Attorney General of Florida — Opinion
May 16, 2000
RE: CONSTITUTIONAL AMENDMENT — whether Art. VI, s. 5(b), Fla. Const., is self executing. Art. VI, s. 5, Fla. Const.
Constitutional Amendment, self-executing
Robert A. Butterworth Attorney General
Mr. Wayne R. Malaney Attorney for Collier County Supervisor of Elections 2846 Remington Green Circle, Suite A Tallahassee, Florida 32308
Dear Mr. Malaney:
On behalf of Mary W. Morgan, Supervisor of Elections for Collier County, you ask substantially the following question:
Are the provisions of Article VI, section 5(b), Florida Constitution, which was adopted by the voters during the November 1998 general election, self-executing?[1]
In sum:
The provisions of Article VI, section 5(b), Florida Constitution, which was adopted by the voters during the November 1998 general election, are self-executing.
Amendment 11, proposed by the 1998 Constitution Revision Commission, contained several amendments to the constitutional provisions relating to elections. One such proposal suggested that the following language be added to Article VI, section 5:
“(b) If all candidates for an office have the same party affiliation and the winner will have no opposition in the general election, all qualified electors, regardless of party affiliation, may vote in the primary elections for that office.”
During the November 1998 general election, Amendment 11, including the above language, was approved by the electorate. The constitutional amendment became effective January 5, 1999.[2]
In determining whether a constitutional amendment is self-executing, the Supreme Court of Florida in Gray v. Bryant[3]
developed the following test:
“The basic guide, or test, in determining whether a constitutional provision should be construed to be self-executing, or not self-executing, is whether . . . the provision lays down a sufficient rule by means of which the right or purpose which it gives or is intended to accomplish may be determined, enjoyed, or protected without the aid of legislative enactment. . . . If the provision lays down a sufficient rule, it speaks for the entire people and is self-executing. . . . The fact that the right granted by the provision may be supplemented by legislation, further protecting the right or making it available, does not of itself prevent the provision from being self-executing.”
A principal measure for determining this issue is the language of the constitutional provision itself.[4] If the language of the amendment is directed to the Legislature, or if it appears from the language used and the circumstances of its adoption that subsequent legislation was contemplated to carry it into effect, the amendment is not self-executing.[5]

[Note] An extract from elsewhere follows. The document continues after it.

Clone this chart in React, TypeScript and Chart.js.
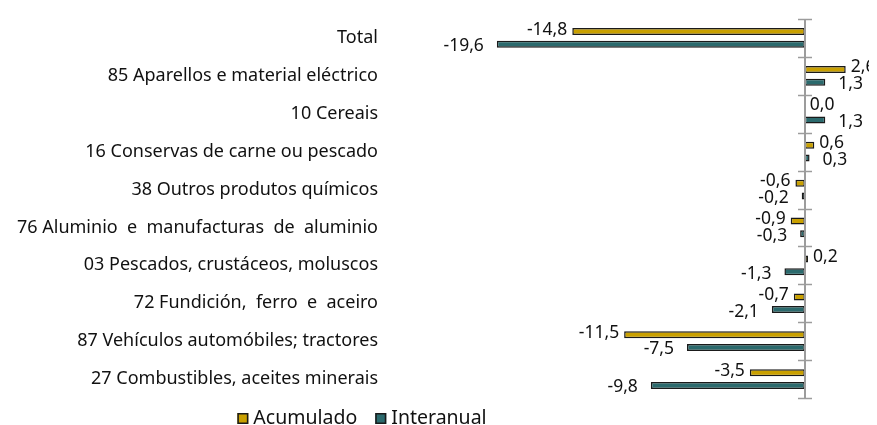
import React, { useEffect, useRef } from "react";
import { Chart, registerables } from "chart.js";

Chart.register(...registerables);

const categories = [
  "Total",
  "85 Aparellos e material eléctrico",
  "10 Cereais",
  "16 Conservas de carne ou pescado",
  "38 Outros produtos químicos",
  "76 Aluminio  e  manufacturas  de  aluminio",
  "03 Pescados, crustáceos, moluscos",
  "72 Fundición,  ferro  e  aceiro",
  "87 Vehículos automóbiles; tractores",
  "27 Combustibles, aceites minerais",
];
const acumulado = [-14.8, 2.6, 0.0, 0.6, -0.6, -0.9, 0.2, -0.7, -11.5, -3.5];
const interanual = [-19.6, 1.3, 1.3, 0.3, -0.2, -0.3, -1.3, -2.1, -7.5, -9.8];
const seriesNames = ["Acumulado", "Interanual"];
const seriesColors = ["#C9A000", "#2B6A6D"];

const FONT = "'Noto Sans', sans-serif";

const fmt = (v: number) => v.toFixed(1).replace(".", ",");

const zeroAxisPlugin = {
  id: "zeroAxis",
  afterDatasetsDraw(chart: any) {
    const { ctx } = chart;
    const xs = chart.scales.x;
    const ys = chart.scales.y;
    const x0 = Math.round(xs.getPixelForValue(0));
    ctx.save();
    ctx.strokeStyle = "#9c9c9c";
    ctx.lineWidth = 2;
    ctx.beginPath();
    ctx.moveTo(x0, ys.top);
    ctx.lineTo(x0, ys.bottom);
    ctx.stroke();
    const n = ys.ticks.length;
    const step = (ys.bottom - ys.top) / n;
    ctx.lineWidth = 1.5;
    for (let i = 0; i <= n; i++) {
      const y = Math.round(ys.top + i * step) + 0.5;
      ctx.beginPath();
      ctx.moveTo(x0 - 7, y);
      ctx.lineTo(x0 + 7, y);
      ctx.stroke();
    }
    ctx.restore();
  },
};

const valueLabelPlugin = {
  id: "valueLabels",
  afterDatasetsDraw(chart: any) {
    const { ctx } = chart;
    ctx.save();
    ctx.font = `17.5px ${FONT}`;
    ctx.fillStyle = "#111";
    ctx.textBaseline = "middle";
    chart.data.datasets.forEach((ds: any, di: number) => {
      const meta = chart.getDatasetMeta(di);
      const gap = di === 0 ? 5 : 13;
      const dy = di === 0 ? -2 : 2;
      meta.data.forEach((bar: any, i: number) => {
        const v = ds.data[i];
        const neg = v < 0;
        ctx.textAlign = neg ? "right" : "left";
        const x = neg ? bar.x - gap : Math.max(bar.x, bar.base) + gap;
        ctx.fillText(fmt(v), x, bar.y + dy);
      });
    });
    ctx.restore();
  },
};

const legendPlugin = {
  id: "customLegend",
  afterDraw(chart: any) {
    const { ctx } = chart;
    ctx.save();
    ctx.font = `19.5px ${FONT}`;
    ctx.textBaseline = "alphabetic";
    ctx.textAlign = "left";
    const box = 11;
    const boxGap = 5;
    const itemGap = 18;
    const ds = chart.data.datasets;
    let total = 0;
    ds.forEach((d: any, i: number) => {
      total += box + boxGap + ctx.measureText(d.label).width;
      if (i < ds.length - 1) total += itemGap;
    });
    const centerX = 354;
    const baseY = chart.height - 1;
    let x = centerX - total / 2;
    ds.forEach((d: any) => {
      ctx.fillStyle = d.backgroundColor;
      ctx.strokeStyle = "#1a1a1a";
      ctx.lineWidth = 1.5;
      ctx.fillRect(x, baseY - 11, box, box);
      ctx.strokeRect(x + 0.75, baseY - 11 + 0.75, box - 1.5, box - 1.5);
      x += box + boxGap;
      ctx.fillStyle = "#111";
      ctx.fillText(d.label, x, baseY);
      x += ctx.measureText(d.label).width + itemGap;
    });
    ctx.restore();
  },
};

export default function App() {
  const ref = useRef<HTMLCanvasElement | null>(null);
  useEffect(() => {
    document.body.style.overflow = "hidden";
    if (!ref.current) return;
    const chart = new Chart(ref.current, {
      type: "bar",
      data: {
        labels: categories,
        datasets: [
          {
            label: seriesNames[0],
            data: acumulado,
            backgroundColor: seriesColors[0],
            borderColor: "#1a1a1a",
            borderWidth: 1.5,
            borderSkipped: false,
            categoryPercentage: 0.67,
            barPercentage: 0.55,
          },
          {
            label: seriesNames[1],
            data: interanual,
            backgroundColor: seriesColors[1],
            borderColor: "#1a1a1a",
            borderWidth: 1.5,
            borderSkipped: false,
            categoryPercentage: 0.67,
            barPercentage: 0.55,
          },
        ],
      },
      options: {
        indexAxis: "y",
        animation: false,
        responsive: true,
        maintainAspectRatio: false,
        layout: { padding: { top: 11, right: 25, bottom: 27, left: 0 } },
        plugins: {
          legend: { display: false },
          tooltip: { enabled: false },
        },
        scales: {
          x: { display: false, min: -25, max: 3 },
          y: {
            grid: { display: false, drawTicks: false },
            border: { display: false },
            ticks: {
              autoSkip: false,
              padding: 34,
              color: "#111",
              font: { family: FONT, size: 18 },
            },
            afterFit(scale: any) {
              scale.width = 404;
              scale.paddingTop = 0;
              scale.paddingBottom = 0;
            },
          },
        },
      },
      plugins: [zeroAxisPlugin, valueLabelPlugin, legendPlugin],
    });
    return () => chart.destroy();
  }, []);
  return (
    <div style={{ position: "relative", height: "417px", width: "869px" }}>
      <canvas ref={ref} />
    </div>
  );
}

The courts have generally presumed that constitutional amendments are self-executing, the rationale being that the Legislature could otherwise defeat the will of the people. As stated by the Supreme Court of Florida in Gray v. Bryant,[6]
“[T]he modern doctrine favors the presumption that constitutional provisions are intended to be self-operating. This is so because in the absence of such presumption the legislature would have the power to nullify the will of the people expressed in their constitution, the most sacrosanct of all expressions of the people.”
As the Supreme Court of Florida recognized in Williams v. Smith,[7] the fact that the right granted by the amendment may be supplemented by legislation does not, of itself, prevent the amendment from being self-executing.
The language of the amendment you ask about contains no qualifying phrase indicating that implementation is dependent upon legislative action. Rather, it plainly states if 1) all candidates for an office have the same party affiliation, and 2) the winner will have no opposition in the general election, then all qualified electors, regardless of party affiliation, may vote in the primary elections for that office.
Therefore, since there is no language contemplating legislative action as a prerequisite to the provision’s having effect, and since the language unambiguously provides a sufficient rule by which the right it gives may be determined, it is my opinion that the presumption that the provision is self-executing should prevail.
Accordingly, I am of the opinion that the provisions of Article VI, section 5(b), Florida Constitution, which was adopted by the voters during the November 1998 general election, are self-executing.
Sincerely,
Robert A. Butterworth Attorney General
RAB/tjw
(Fla. 1983); Op. Att’y Gen. Fla. 77-136 (1977).